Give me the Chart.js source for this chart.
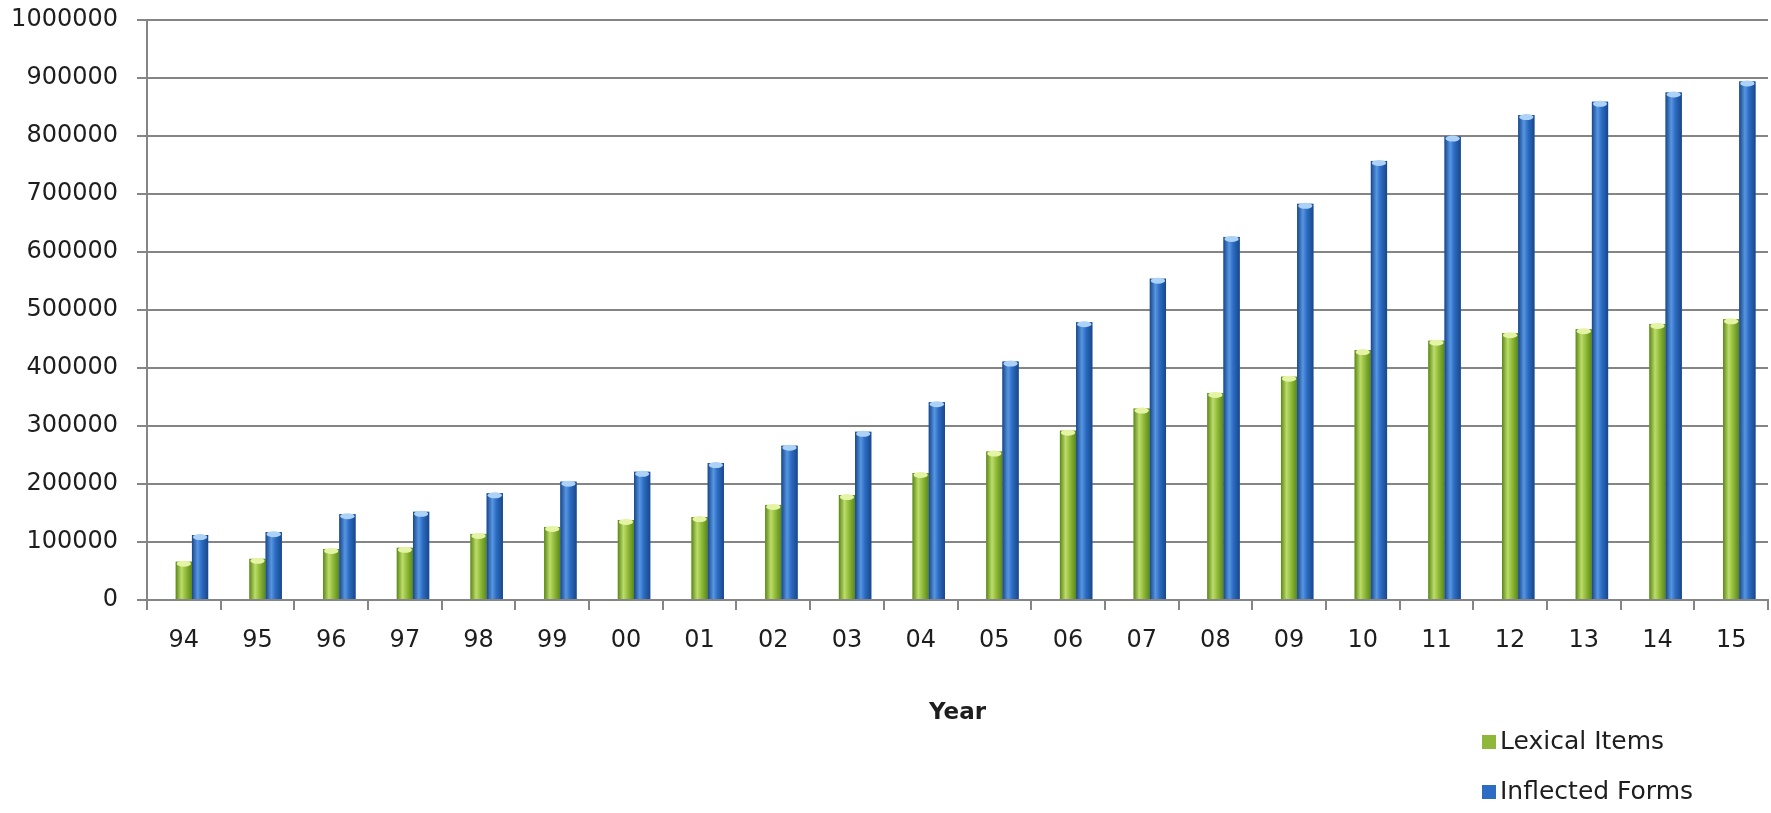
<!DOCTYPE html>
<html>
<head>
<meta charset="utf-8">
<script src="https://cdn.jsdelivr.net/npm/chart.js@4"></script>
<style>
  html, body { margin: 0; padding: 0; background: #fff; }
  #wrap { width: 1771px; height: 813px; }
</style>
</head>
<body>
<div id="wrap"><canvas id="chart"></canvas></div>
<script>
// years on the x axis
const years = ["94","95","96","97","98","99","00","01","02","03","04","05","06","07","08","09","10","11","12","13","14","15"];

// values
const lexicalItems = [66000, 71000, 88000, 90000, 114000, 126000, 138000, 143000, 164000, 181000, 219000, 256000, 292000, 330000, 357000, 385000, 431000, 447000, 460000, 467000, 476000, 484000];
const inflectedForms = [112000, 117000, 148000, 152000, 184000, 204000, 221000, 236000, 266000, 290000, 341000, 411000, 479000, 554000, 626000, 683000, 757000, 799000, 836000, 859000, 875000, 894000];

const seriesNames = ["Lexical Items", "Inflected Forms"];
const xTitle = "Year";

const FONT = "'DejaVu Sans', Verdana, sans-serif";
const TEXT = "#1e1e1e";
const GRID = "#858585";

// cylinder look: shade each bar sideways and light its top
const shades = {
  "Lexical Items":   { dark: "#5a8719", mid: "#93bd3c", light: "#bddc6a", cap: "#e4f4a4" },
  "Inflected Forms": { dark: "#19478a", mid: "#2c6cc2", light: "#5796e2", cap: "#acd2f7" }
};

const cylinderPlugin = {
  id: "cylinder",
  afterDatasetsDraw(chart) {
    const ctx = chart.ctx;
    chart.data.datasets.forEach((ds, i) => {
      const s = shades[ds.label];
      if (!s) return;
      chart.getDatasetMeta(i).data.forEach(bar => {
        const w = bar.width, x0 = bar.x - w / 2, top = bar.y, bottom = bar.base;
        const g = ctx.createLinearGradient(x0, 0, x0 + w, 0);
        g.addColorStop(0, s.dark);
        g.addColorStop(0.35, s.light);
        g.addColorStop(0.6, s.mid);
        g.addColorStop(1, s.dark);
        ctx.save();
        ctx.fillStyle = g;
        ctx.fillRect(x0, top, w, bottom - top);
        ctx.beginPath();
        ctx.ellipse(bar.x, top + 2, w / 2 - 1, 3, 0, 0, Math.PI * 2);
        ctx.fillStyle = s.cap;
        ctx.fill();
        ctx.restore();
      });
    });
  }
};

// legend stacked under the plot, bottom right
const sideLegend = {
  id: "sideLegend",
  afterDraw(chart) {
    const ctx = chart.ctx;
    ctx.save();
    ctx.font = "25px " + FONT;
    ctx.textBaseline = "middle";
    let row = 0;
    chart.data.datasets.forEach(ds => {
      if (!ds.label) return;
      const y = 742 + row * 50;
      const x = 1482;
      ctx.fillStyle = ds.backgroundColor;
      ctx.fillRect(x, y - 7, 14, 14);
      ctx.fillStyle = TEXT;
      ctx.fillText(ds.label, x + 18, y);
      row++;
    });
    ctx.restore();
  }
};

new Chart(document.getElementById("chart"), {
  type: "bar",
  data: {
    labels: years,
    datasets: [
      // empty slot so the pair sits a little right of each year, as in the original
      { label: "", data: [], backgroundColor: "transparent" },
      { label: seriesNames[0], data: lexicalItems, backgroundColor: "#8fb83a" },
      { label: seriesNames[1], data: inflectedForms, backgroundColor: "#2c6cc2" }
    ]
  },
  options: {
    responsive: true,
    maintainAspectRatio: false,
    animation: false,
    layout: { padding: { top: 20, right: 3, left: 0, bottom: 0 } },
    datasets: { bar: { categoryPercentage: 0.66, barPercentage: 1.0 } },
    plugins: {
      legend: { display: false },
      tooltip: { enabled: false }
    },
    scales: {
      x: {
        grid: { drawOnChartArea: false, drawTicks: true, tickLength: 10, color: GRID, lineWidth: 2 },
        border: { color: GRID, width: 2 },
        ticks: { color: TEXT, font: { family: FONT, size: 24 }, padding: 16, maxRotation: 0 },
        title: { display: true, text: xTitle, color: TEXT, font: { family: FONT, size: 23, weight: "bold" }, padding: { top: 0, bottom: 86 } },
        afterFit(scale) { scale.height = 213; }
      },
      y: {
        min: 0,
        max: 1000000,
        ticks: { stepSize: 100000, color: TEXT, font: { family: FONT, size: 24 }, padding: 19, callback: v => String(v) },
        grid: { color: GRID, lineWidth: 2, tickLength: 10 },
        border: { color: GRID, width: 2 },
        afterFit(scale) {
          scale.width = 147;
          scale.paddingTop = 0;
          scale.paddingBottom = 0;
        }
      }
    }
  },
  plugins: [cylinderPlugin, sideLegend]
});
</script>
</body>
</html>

• **GIVEN INSTRUCTION**:
Leave out the pictures and retype every line above exactly.

• **SOLVED EXERCISE**:
Give me the Chart.js source for this chart.
<!DOCTYPE html>
<html>
<head>
<meta charset="utf-8">
<script src="https://cdn.jsdelivr.net/npm/chart.js@4"></script>
<style>
  html, body { margin: 0; padding: 0; background: #fff; }
  #wrap { width: 1771px; height: 813px; }
</style>
</head>
<body>
<div id="wrap"><canvas id="chart"></canvas></div>
<script>
// years on the x axis
const years = ["94","95","96","97","98","99","00","01","02","03","04","05","06","07","08","09","10","11","12","13","14","15"];

// values
const lexicalItems = [66000, 71000, 88000, 90000, 114000, 126000, 138000, 143000, 164000, 181000, 219000, 256000, 292000, 330000, 357000, 385000, 431000, 447000, 460000, 467000, 476000, 484000];
const inflectedForms = [112000, 117000, 148000, 152000, 184000, 204000, 221000, 236000, 266000, 290000, 341000, 411000, 479000, 554000, 626000, 683000, 757000, 799000, 836000, 859000, 875000, 894000];

const seriesNames = ["Lexical Items", "Inflected Forms"];
const xTitle = "Year";

const FONT = "'DejaVu Sans', Verdana, sans-serif";
const TEXT = "#1e1e1e";
const GRID = "#858585";

// cylinder look: shade each bar sideways and light its top
const shades = {
  "Lexical Items":   { dark: "#5a8719", mid: "#93bd3c", light: "#bddc6a", cap: "#e4f4a4" },
  "Inflected Forms": { dark: "#19478a", mid: "#2c6cc2", light: "#5796e2", cap: "#acd2f7" }
};

const cylinderPlugin = {
  id: "cylinder",
  afterDatasetsDraw(chart) {
    const ctx = chart.ctx;
    chart.data.datasets.forEach((ds, i) => {
      const s = shades[ds.label];
      if (!s) return;
      chart.getDatasetMeta(i).data.forEach(bar => {
        const w = bar.width, x0 = bar.x - w / 2, top = bar.y, bottom = bar.base;
        const g = ctx.createLinearGradient(x0, 0, x0 + w, 0);
        g.addColorStop(0, s.dark);
        g.addColorStop(0.35, s.light);
        g.addColorStop(0.6, s.mid);
        g.addColorStop(1, s.dark);
        ctx.save();
        ctx.fillStyle = g;
        ctx.fillRect(x0, top, w, bottom - top);
        ctx.beginPath();
        ctx.ellipse(bar.x, top + 2, w / 2 - 1, 3, 0, 0, Math.PI * 2);
        ctx.fillStyle = s.cap;
        ctx.fill();
        ctx.restore();
      });
    });
  }
};

// legend stacked under the plot, bottom right
const sideLegend = {
  id: "sideLegend",
  afterDraw(chart) {
    const ctx = chart.ctx;
    ctx.save();
    ctx.font = "25px " + FONT;
    ctx.textBaseline = "middle";
    let row = 0;
    chart.data.datasets.forEach(ds => {
      if (!ds.label) return;
      const y = 742 + row * 50;
      const x = 1482;
      ctx.fillStyle = ds.backgroundColor;
      ctx.fillRect(x, y - 7, 14, 14);
      ctx.fillStyle = TEXT;
      ctx.fillText(ds.label, x + 18, y);
      row++;
    });
    ctx.restore();
  }
};

new Chart(document.getElementById("chart"), {
  type: "bar",
  data: {
    labels: years,
    datasets: [
      // empty slot so the pair sits a little right of each year, as in the original
      { label: "", data: [], backgroundColor: "transparent" },
      { label: seriesNames[0], data: lexicalItems, backgroundColor: "#8fb83a" },
      { label: seriesNames[1], data: inflectedForms, backgroundColor: "#2c6cc2" }
    ]
  },
  options: {
    responsive: true,
    maintainAspectRatio: false,
    animation: false,
    layout: { padding: { top: 20, right: 3, left: 0, bottom: 0 } },
    datasets: { bar: { categoryPercentage: 0.66, barPercentage: 1.0 } },
    plugins: {
      legend: { display: false },
      tooltip: { enabled: false }
    },
    scales: {
      x: {
        grid: { drawOnChartArea: false, drawTicks: true, tickLength: 10, color: GRID, lineWidth: 2 },
        border: { color: GRID, width: 2 },
        ticks: { color: TEXT, font: { family: FONT, size: 24 }, padding: 16, maxRotation: 0 },
        title: { display: true, text: xTitle, color: TEXT, font: { family: FONT, size: 23, weight: "bold" }, padding: { top: 0, bottom: 86 } },
        afterFit(scale) { scale.height = 213; }
      },
      y: {
        min: 0,
        max: 1000000,
        ticks: { stepSize: 100000, color: TEXT, font: { family: FONT, size: 24 }, padding: 19, callback: v => String(v) },
        grid: { color: GRID, lineWidth: 2, tickLength: 10 },
        border: { color: GRID, width: 2 },
        afterFit(scale) {
          scale.width = 147;
          scale.paddingTop = 0;
          scale.paddingBottom = 0;
        }
      }
    }
  },
  plugins: [cylinderPlugin, sideLegend]
});
</script>
</body>
</html>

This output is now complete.